La mémoire coloniale des interviewé.es apparaît ici tronquée. En effet, la segmentation ethno-religieuse du monde colonial et postcolonial et le processus de francisation de ces personnes, étape essentielle d’acquisition d’un habitus culturel occidentalisé, jouent un rôle crucial dans la séparation qui s’opère chez eux et qui se traduit par leur distance vis-à-vis de leur monde traditionnel (juif et marocain). Ainsi, pour ces membres du secteur occidentalisé, la migration est difficile à penser en tant que migration parce qu’ils s’estiment déjà ailleurs en termes d’appartenance sociale et culturelle. Néanmoins, cette identification culturelle ne débouche pas systématiquement sur une intégration politique à la France, à la différence du cas algérien où les Juifs avaient la nationalité française[40]. Le vide laissé par la fin de la domination coloniale n’est ainsi ni comblé par la métropole ni par le nouvel État marocain. En effet, la conscience d’être extérieur à la société postcoloniale est renforcée par des événements qui viennent miner la confiance envers l’État et la société marocaine et témoigne d’un changement dans la relation vis-à-vis du pouvoir politique. Arrivés au Québec alors qu’est affirmée la suprématie du français, ils bénéficient du fait d’être francophones sans toutefois s’impliquer dans les intenses débats identitaires entourant cette question ; ce vide ne semble guère avoir été comblé.
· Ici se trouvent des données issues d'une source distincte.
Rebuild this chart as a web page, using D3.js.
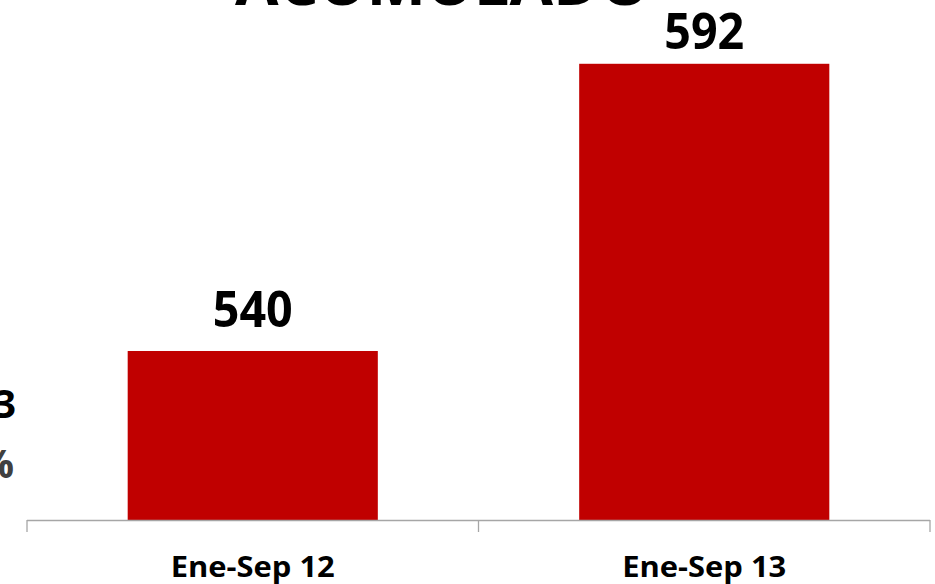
<!DOCTYPE html>
<html><head><meta charset="utf-8">
<script src="https://cdn.jsdelivr.net/npm/d3@7"></script>
<style>body{margin:0;background:#fff;overflow:hidden}svg{display:block}</style>
</head><body>
<script>
const categories = ["Ene-Sep 12", "Ene-Sep 13"];
const values = [540, 592];
const title = "ACUMULADO";
const sideLabels = ["3", "%"];

const W = 935, H = 584;
const svg = d3.select("body").append("svg").attr("width", W).attr("height", H);
const font = "'Open Sans', 'Liberation Sans', sans-serif";

const x = d3.scaleBand().domain(categories).range([27, 930]).padding(0);
const y = d3.scaleLinear().domain([509.4, 600]).range([520, 19.6]);
const barFrac = 0.554;

// title (cut off at top)
svg.append("text").text(title)
  .attr("x", 235).attr("y", 5)
  .attr("textLength", 415).attr("lengthAdjust", "spacingAndGlyphs")
  .attr("font-family", font).attr("font-weight", 700).attr("font-size", 62)
  .attr("fill", "#000");

// bars
svg.selectAll("rect.bar").data(values).join("rect")
  .attr("class", "bar")
  .attr("x", (d, i) => x(categories[i]) + x.bandwidth() * (1 - barFrac) / 2)
  .attr("width", x.bandwidth() * barFrac)
  .attr("y", d => y(d))
  .attr("height", d => y.range()[0] - y(d))
  .attr("fill", "#c00000");

// value labels (kept inside the plot top)
svg.selectAll("text.val").data(values).join("text")
  .attr("class", "val")
  .attr("x", (d, i) => x(categories[i]) + x.bandwidth() / 2 - 40)
  .attr("y", d => Math.max(y(d) - 24, 49))
  .attr("textLength", 80).attr("lengthAdjust", "spacingAndGlyphs")
  .attr("font-family", font).attr("font-weight", 700).attr("font-size", 50)
  .attr("fill", "#000")
  .text(d => d);

// axis line + ticks
const ax = svg.append("g").attr("stroke", "#a6a6a6").attr("stroke-width", 1.3);
ax.append("line").attr("x1", x.range()[0]).attr("x2", x.range()[1])
  .attr("y1", 520.5).attr("y2", 520.5);
const tickPos = categories.map(c => x(c)).concat([x.range()[1]]);
ax.selectAll("line.t").data(tickPos).join("line").attr("class", "t")
  .attr("x1", d => d).attr("x2", d => d).attr("y1", 520).attr("y2", 532);

// category labels
svg.selectAll("text.cat").data(categories).join("text")
  .attr("class", "cat")
  .attr("x", d => x(d) + x.bandwidth() / 2 - 82)
  .attr("y", 577)
  .attr("textLength", 164).attr("lengthAdjust", "spacingAndGlyphs")
  .attr("font-family", font).attr("font-weight", 700).attr("font-size", 28)
  .attr("fill", "#000")
  .text(d => d);

// cut-off side labels
svg.append("text").text(sideLabels[0])
  .attr("x", 16).attr("y", 418).attr("text-anchor", "end")
  .attr("font-family", font).attr("font-weight", 700).attr("font-size", 39)
  .attr("fill", "#000");
svg.append("text").text(sideLabels[1])
  .attr("x", 14).attr("y", 478).attr("text-anchor", "end")
  .attr("font-family", font).attr("font-weight", 700).attr("font-size", 40)
  .attr("fill", "#404040");
</script>
</body></html>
En ce sens, les migrations juives sont sans doute parmi les premières grandes migrations qui précèdent et annoncent celles des dizaines de milliers de Marocains musulmans au Canada dans les années 1990 et 2000. Peut-être alors devrait-on penser les départs de ces segments occidentalisés des populations juives et musulmanes du Maroc comme partie prenante des migrations postcoloniales qui ont bouleversé l’histoire de l’Afrique du Nord ? Certainement, si l’on s’en tient aux raisons avancées par nos interviewe.és. Si l’on inclut les références implicites de ces récits aux périodes d’exode qui ont marqué l’histoire des Juifs, alors il faut voir dans ces départs une autre illustration de leur appartenance au monde juif. Il semble plus facile pour eux de parler de leur identification à la culture française que de leur identité juive. La référence à « l’exode » est sous-entendue (car peut-être trop évidente) et ce terme est remplacé par « départ ». En ce sens, les mots utilisés témoignent des bouleversements identitaires que nos interviewé.es ressentent, mais ne peuvent exprimer pleinement alors qu’ils et elles quittent le Maroc et tentent de mettre en récit la réalité qu’ils et elles vivent désormais au Québec.